Setiap tanggal 2 Oktober, masyarakat Indonesia memperingati Hari Batik Nasional. Tanggal ini ditetapkan setelah batik diakui UNESCO pada tahun 2009 sebagai Warisan Budaya Takbenda Manusia. Untuk tahun 2025, batik tulis Merawit Cirebon dipilih sebagai ikonnya.
Batik adalah warisan budaya Indonesia yang hidup. Di balik setiap helai kain bercorak, ada jejak sejarah, filosofi, dan kerja tangan- tangan yang penuh kesabaran.
Setiap daerah punya ciri khas masing-masing. Batik keraton cenderung lembut dan penuh simbol, sementara batik pesisiran seperti Lasem atau Pekalongan lebih berani dengan warna-warna cerah. Di Madura, batik tampil kontras dengan garis tegas, sementara di Cirebon, motif Mega Mendung masih tetap menjadi motif yang diminati.
Filosofi di balik motif
Batik bukan sekadar busana, namun menyimpan pesan penting dibalik setiap motifnya dan menjadikan batik lebih dari sekedar hiasan kain. Batik adalah simbol nilai-nilai yang diwariskan lintas generasi.
Motif Parang misalnya, memberi makna semangat dan pantang menyerah. Motif Kawung, melambangkan keseimbangan dan kesucian.
Ada kesabaran dan ketenangan di balik motif Mega Mendung, dan tersimpan doa dan kehidupan yang sejahtera dibalik motif Sidomukti.
Langkah pertama: goresan malam
Dua elemen kunci dalam proses batik yaitu malam dan canting. Malam adalah lilin khusus sebagai perintang warna dalam proses pewarnaan batik.

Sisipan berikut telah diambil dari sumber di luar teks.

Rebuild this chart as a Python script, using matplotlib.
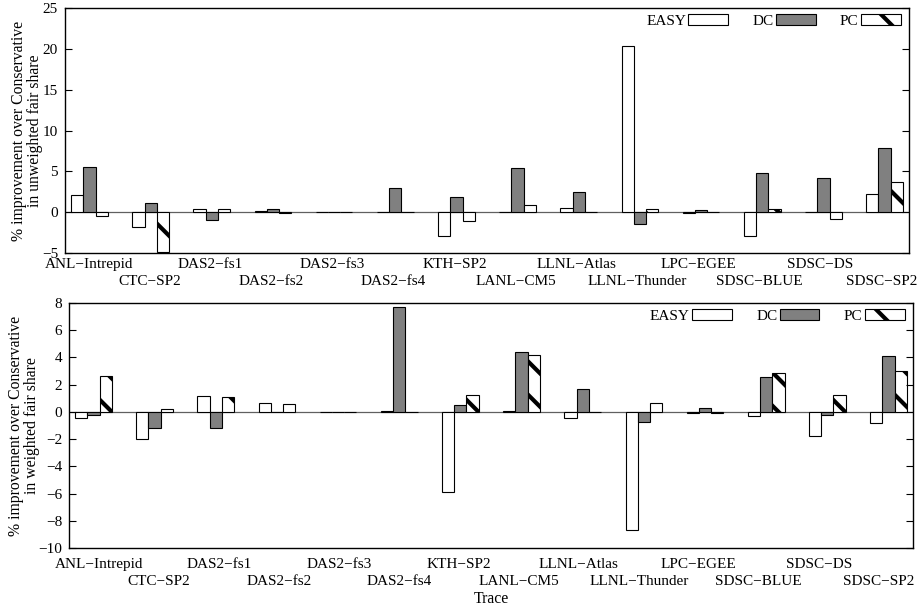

Fungsinya adalah melindungi bagian kain tertentu agar tidak terkena warna ketika dicelup. Terbuat dari campuran lilin lebah, parafin, damar, dan minyak, malam harus dijaga pada suhu tertentu (sekitar 60–70°C) agar cair, tapi juga tidak terlalu encer.
Sementara itu, canting adalah alat tradisional untuk “menulis” batik. Bentuknya sederhana: gagang bambu dengan mangkuk kecil dari tembaga (nyamplung) dan pipa kecil (cucuk) dengan variasi ukuran, sebagai saluran malam cair untuk membuat untuk garis utama hingga sangat kecil untuk titik-titik detail.